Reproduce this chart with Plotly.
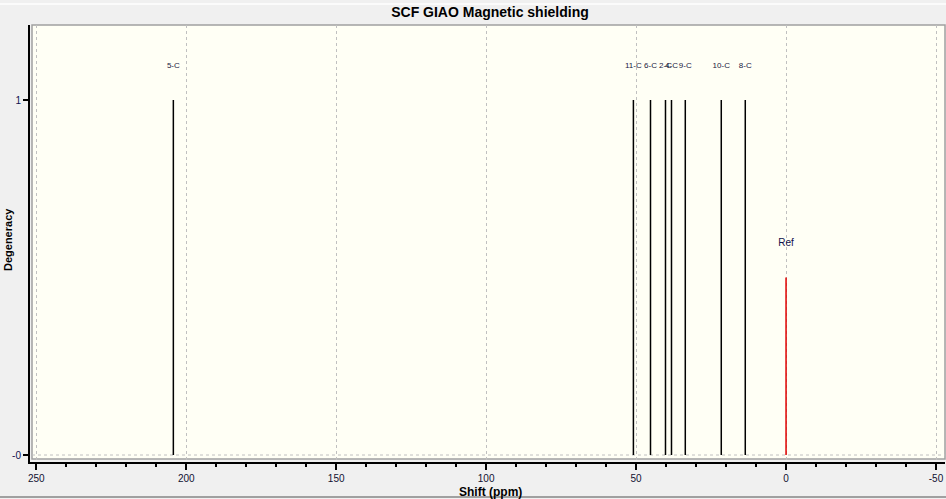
import plotly.graph_objects as go

# Data
shifts = [204.3, 50.9, 45.2, 40.2, 38.2, 33.6, 21.6, 13.6]
degeneracy = [1, 1, 1, 1, 1, 1, 1, 1]
peak_labels = ["5-C", "11-C", "6-C", "2-C", "4-C", "9-C", "10-C", "8-C"]
ref_shift = [0.0]
ref_height = [0.5]
ref_label = ["Ref"]
x_ticks = [250, 200, 150, 100, 50, 0, -50]
y_ticks = [0, 1]
y_ticktext = ["-0", "1"]

W, H = 946, 499
ml, mr, mt, mb = 30, 1, 25, 37
pw, ph = W - ml - mr, H - mt - mb

def stems(xs, ys):
    X, Y = [], []
    for x, y in zip(xs, ys):
        X += [x, x, None]
        Y += [0, y, None]
    return X, Y

FONT = "Liberation Sans, Arial"

fig = go.Figure()
sx, sy = stems(shifts, degeneracy)
fig.add_trace(go.Scatter(x=sx, y=sy, mode="lines", line=dict(color="black", width=1.5),
                         hoverinfo="skip", showlegend=False))
rx, ry = stems(ref_shift, ref_height)
fig.add_trace(go.Scatter(x=rx, y=ry, mode="lines", line=dict(color="#e00000", width=1.5),
                         hoverinfo="skip", showlegend=False))
fig.add_trace(go.Scatter(x=shifts, y=[d + 0.097 for d in degeneracy], mode="text",
                         text=peak_labels, textfont=dict(size=8, color="#202040", family=FONT),
                         showlegend=False, hoverinfo="skip"))
fig.add_trace(go.Scatter(x=ref_shift, y=[h + 0.097 for h in ref_height], mode="text",
                         text=ref_label, textfont=dict(size=10, color="#10104a", family=FONT),
                         showlegend=False, hoverinfo="skip"))

ivory = "#fffff5"
gray = "#f0f0f0"
shapes = [
    dict(type="rect", xref="paper", yref="paper", x0=2 / pw, x1=1, y0=3 / ph, y1=1,
         fillcolor=ivory, line=dict(color="#a0a0a0", width=1.5), layer="below"),
    dict(type="line", xref="paper", yref="y", x0=2 / pw, x1=1, y0=0, y1=0,
         line=dict(color="#c0c0c0", width=1, dash="dot"), layer="below"),
    dict(type="line", xref="paper", yref="paper", x0=-ml / pw, x1=1 + mr / pw,
         y0=1 + (mt - 4) / ph, y1=1 + (mt - 4) / ph, line=dict(color="white", width=1.5)),
    dict(type="line", xref="paper", yref="paper", x0=-ml / pw, x1=1 + mr / pw,
         y0=-(497 - (mt + ph)) / ph, y1=-(497 - (mt + ph)) / ph, line=dict(color="#a0a0a0", width=2)),
]

annotations = [
    dict(text="<b>Shift (ppm)</b>", xref="paper", yref="paper",
         x=(490 - ml) / pw, y=-(492 - (mt + ph)) / ph, xanchor="center", yanchor="middle",
         showarrow=False, font=dict(size=12, color="black", family=FONT)),
    dict(text="<b>Degeneracy</b>", xref="paper", yref="paper",
         x=-(ml - 8) / pw, y=(mt + ph - 240) / ph, xanchor="center", yanchor="middle",
         textangle=-90, showarrow=False, font=dict(size=11, color="black", family=FONT)),
]

x_lo = 250 + (36.3 - ml) / 3
x_hi = -(W - mr - 786) / 3
y_lo = -7 / 355
y_hi = (ph - 7) / 355

fig.update_layout(
    width=W, height=H,
    margin=dict(l=ml, r=mr, t=mt, b=mb, pad=0, autoexpand=False),
    paper_bgcolor=gray, plot_bgcolor=gray,
    font=dict(family=FONT, color="black"),
    title=dict(text="<b>SCF GIAO Magnetic shielding</b>", x=490 / W, xanchor="center",
               y=1 - 12 / H, yanchor="middle", font=dict(size=14, color="black"),
               automargin=False),
    shapes=shapes,
    annotations=annotations,
    xaxis=dict(range=[x_lo, x_hi], tickvals=x_ticks, ticktext=[str(v) for v in x_ticks],
               automargin=False,
               showgrid=True, gridcolor="#c0c0c0", griddash="dot", gridwidth=1,
               showline=True, linecolor="black", linewidth=2, ticks="outside", ticklen=6,
               tickwidth=1.5, tickcolor="black", zeroline=False,
               minor=dict(dtick=10, ticks="outside", ticklen=3, tickcolor="black", tickwidth=1.5,
                          showgrid=False),
               tickfont=dict(size=10, color="#101030")),
    yaxis=dict(range=[y_lo, y_hi], tickvals=y_ticks, ticktext=y_ticktext, showgrid=False,
               automargin=False,
               zeroline=False, showline=True, linecolor="black", linewidth=2, ticks="outside",
               ticklen=5, tickwidth=1.5, tickcolor="black",
               tickfont=dict(size=10, color="#101050")),
)

fig.write_html("out.html", config={"displayModeBar": False},
               post_script="document.body.style.margin='0';document.body.style.overflow='hidden';")
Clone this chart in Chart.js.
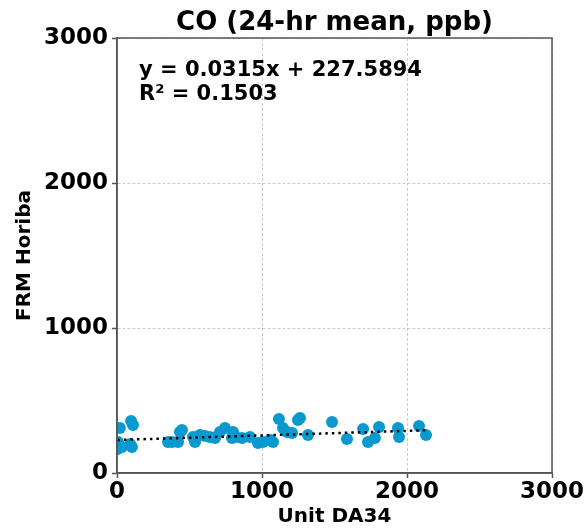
<!DOCTYPE html>
<html>
<head>
<meta charset="utf-8">
<script src="https://cdn.jsdelivr.net/npm/chart.js@4.4.1/dist/chart.umd.min.js"></script>
<style>
  body { margin: 0; background: #fff; }
  canvas { display: block; }
</style>
</head>
<body>
<canvas id="chartCanvas" width="586" height="530"></canvas>
<script>
// CO daily means, Unit DA34 vs FRM Horiba (ppb)
const unitDA34 = [7, 20, 34, 3, 97, 110, 90, 103, 352, 380, 421, 434, 448, 524, 538, 572, 607, 641, 676, 710,
  745, 800, 793, 821, 862, 917, 972, 1007, 1055, 1076, 1117, 1145, 1172, 1207, 1248, 1262, 1317, 1483,
  1586, 1697, 1731, 1779, 1807, 1938, 1945, 2083, 2131];
const frmHoriba = [214, 310, 179, 165, 359, 331, 200, 179, 214, 214, 214, 283, 297, 248, 214, 262, 255, 248, 241, 283,
  310, 283, 241, 248, 241, 248, 207, 214, 228, 214, 372, 310, 283, 276, 366, 379, 262, 352,
  234, 303, 214, 241, 317, 310, 248, 324, 262];

const axisTicks = [0, 1000, 2000, 3000];

// fit printed on the chart
const slope = 0.0315;
const intercept = 227.5894;
const rSquared = 0.1503;

const chartTitle = 'CO (24-hr mean, ppb)';

const points = unitDA34.map((x, i) => ({ x: x, y: frmHoriba[i] }));
const xMin = Math.min(...unitDA34);
const xMax = Math.max(...unitDA34);
const trendPoints = [xMin, xMax].map(x => ({ x: x, y: slope * x + intercept }));

const FONT = '"DejaVu Sans", sans-serif';

// box around the plot, title centred on the plot, equation text
const framePlugin = {
  id: 'frame',
  afterDraw(chart) {
    const { ctx, chartArea: a } = chart;
    ctx.save();
    ctx.strokeStyle = '#555';
    ctx.lineWidth = 1.5;
    ctx.strokeRect(a.left, a.top, a.right - a.left, a.bottom - a.top);

    ctx.fillStyle = '#000';
    ctx.textAlign = 'center';
    ctx.textBaseline = 'alphabetic';
    ctx.font = 'bold 26px ' + FONT;
    ctx.fillText(chartTitle, (a.left + a.right) / 2, a.top - 8);

    ctx.textAlign = 'left';
    ctx.font = 'bold 21px ' + FONT;
    ctx.fillText('y = ' + slope + 'x + ' + intercept, a.left + 22, a.top + 38);
    ctx.fillText('R\u00b2 = ' + rSquared, a.left + 22, a.top + 62);
    ctx.restore();
  }
};

function axis(titleText, titlePadding, tickPadding, fitFn) {
  return {
    type: 'linear',
    min: 0,
    max: 3000,
    afterBuildTicks: s => { s.ticks = axisTicks.map(v => ({ value: v })); },
    afterFit: fitFn,
    ticks: {
      color: '#000',
      font: { family: FONT, size: 23, weight: 'bold' },
      padding: tickPadding,
      callback: v => String(v)
    },
    grid: {
      color: 'rgba(0,0,0,0.2)',
      lineWidth: 1,
      tickColor: '#555',
      tickLength: 5,
      tickWidth: 1.5
    },
    border: { color: '#555', width: 1.5, dash: [3, 2] },
    title: {
      display: true,
      text: titleText,
      color: '#000',
      font: { family: FONT, size: 20, weight: 'bold' },
      padding: titlePadding
    }
  };
}

const ctx = document.getElementById('chartCanvas').getContext('2d');
new Chart(ctx, {
  type: 'scatter',
  data: {
    datasets: [
      {
        label: 'Trendline',
        type: 'line',
        data: trendPoints,
        borderColor: '#000',
        borderWidth: 2.5,
        borderDash: [2.5, 4],
        pointRadius: 0,
        fill: false,
        order: 0
      },
      {
        label: 'CO',
        data: points,
        backgroundColor: '#0899cf',
        borderWidth: 0,
        pointRadius: 6,
        clip: 0,
        order: 1
      }
    ]
  },
  options: {
    responsive: false,
    animation: false,
    devicePixelRatio: 1,
    layout: { padding: { top: 38, right: 34, bottom: 0, left: 0 } },
    plugins: {
      legend: { display: false },
      tooltip: { enabled: false },
      title: { display: false }
    },
    scales: {
      x: axis('Unit DA34', { top: 0, bottom: 1 }, 0, s => { s.height = 57; }),
      y: axis('FRM Horiba', { top: 13, bottom: 0 }, 4, s => { s.width = 117; })
    }
  },
  plugins: [framePlugin]
});
</script>
</body>
</html>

═══

## CHALLENGE
Starting at the first line of the material, output exactly the lines up to and including the one with "pw, ph = W - ml - mr, H - mt - mb". Do not include the pictures.

## EXERCISE ANSWER
Reproduce this chart with Plotly.
import plotly.graph_objects as go

# Data
shifts = [204.3, 50.9, 45.2, 40.2, 38.2, 33.6, 21.6, 13.6]
degeneracy = [1, 1, 1, 1, 1, 1, 1, 1]
peak_labels = ["5-C", "11-C", "6-C", "2-C", "4-C", "9-C", "10-C", "8-C"]
ref_shift = [0.0]
ref_height = [0.5]
ref_label = ["Ref"]
x_ticks = [250, 200, 150, 100, 50, 0, -50]
y_ticks = [0, 1]
y_ticktext = ["-0", "1"]

W, H = 946, 499
ml, mr, mt, mb = 30, 1, 25, 37
pw, ph = W - ml - mr, H - mt - mb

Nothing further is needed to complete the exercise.